We Love the City

The monologue is my preferred method of discourse.

Margaret Atwood pisses me off


In general terms, I like Margaret Atwood. She’s not my favourite author by any stretch – I’ve only ever finished one of her books, the wonderful Handmaid’s Tale – but I respect an author who’s diverse, seemingly willing to write whatever she feels like without being bound in by audience expectations. The fact she’s a successful Canadian author is a nice bonus. The Longpen may be kind of weird, and she’s a bit odd in general, but I can respect that.

But sometimes, it appears she’s kind of a dick.

Take, for example, this interview in the Globe and Mail about her new novel, The Year of the Flood. The article describes the novel thusly:

In the post-apocalyptic future Toby inhabits, maggots are both food and medicine. Indeed they are one of the few wholly benign creatures left in a world teeming with the misbegotten results of genetic tinkering – Day-Glo sheep, pigs with human brain power and dangerous “liobams” created by a literal-minded religious cult determined to make the lion lie down with the lamb.

Survival is no metaphor in The Year of the Flood. It is the immediate priority of all humanity – at least the fraction that survives the flood in question, called “waterless” by the fictional cultists who predicted it. Atwood describes the event as something like a worldwide outbreak of the Ebola-Marburg virus, producing “a hemorrhagic, dissolve-from-the-inside kind of fever.”

And yet, the Globe points out, Atwood insists it’s not a science fiction novel.

“Science fiction takes place “somewhere in space, far, far away in a distant galaxy,” she explains. … But “speculative fiction” of the sort she writes deals strictly with things people can experience on Earth “without being stoned,” she says. “It has to be based on real technology, real science, real possibility.”

Now, I can appreciate the desire of an author to avoid a genre label. Write the book you want to write, and let others decide in which category it belongs. And I suppose I can even understand wanting to avoid being stuck in a genre ghetto – science fiction books seldom win major awards or rack up the huge sales of a “literary” novel.
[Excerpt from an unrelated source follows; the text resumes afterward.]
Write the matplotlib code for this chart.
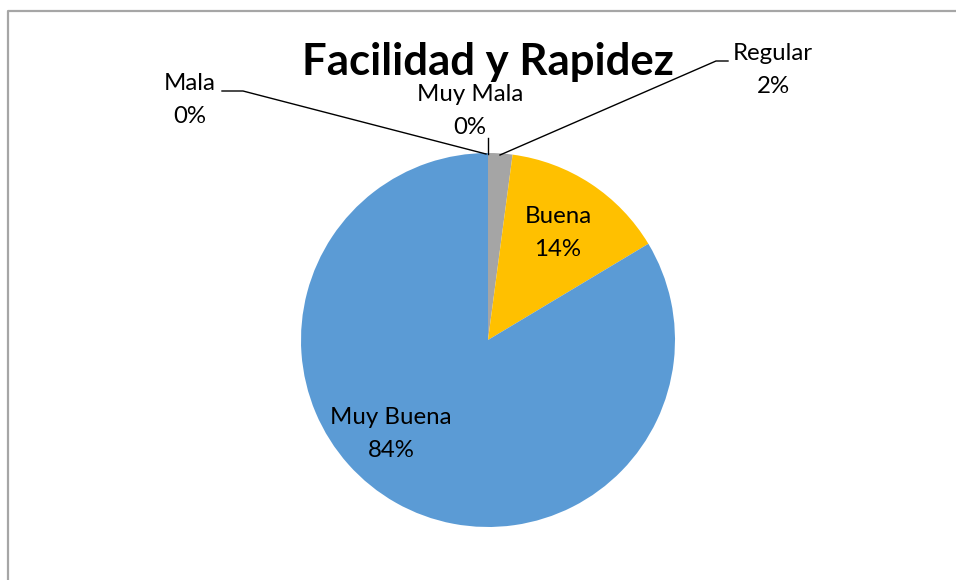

But this is just silly. I understand when someone says they don’t consider Star Wars to be “science fiction”, as there’s very little science in it. But Atwood seems to be going off in a completely different direction – unless there’s no basis for the existence of other planets in “science”? One wonders what Atwood might think of Alastair Reynolds, who writes stories about adventures in far-off outer space that nonetheless have a very strong basis in science thanks to a career spent working for the European Space Agency. Instead, her definition of science fiction as “fiction in which things happen that are not possible today” would seem to rule out any associations with the Reynolds or Iain M Banks of the world, and set her books on the shelf next to Terminator.

Now, I can get behind a label like “speculative fiction”, since it’s much broader and open to more diverse interpretations. But when you get right down to it, to “speculate” merely means to engage in thought or reflection, which would seem to cover a great deal of fiction.

Atwood clearly doesn’t want to be restrained by labels, but she’s labelling herself with her outright rejection of labels. It’s one thing to call your book what you like, but entirely another to reject others’ descriptions of it, particularly when those descriptions make rather a good deal of sense.


One response to “Margaret Atwood pisses me off”

  1. doomed to be fabulous

    She's expounded this faulty logic before when she was promoting "Oryx and Crake" — another mediocre piece of sci-fi she was trying to hawk as "speculative fiction."Like you, I understand her need to avoid a much-maligned genre label, but there's no need to also crap on those who do embrace the term "science fiction" and work within that genre to speculate about the future. It's intellectually disingenuous to say that her books are any different from the slew of dystopian stories that have been written within the science-fiction tradition.The quality of Atwood's work is blotchy: she's at her best when she's focused on character (Cat's Eye, The Blind Assassin), but her writing turns to slime when she writes with a "concept" in mind (Oryx and Crake), and shows near-contempt for her own characters.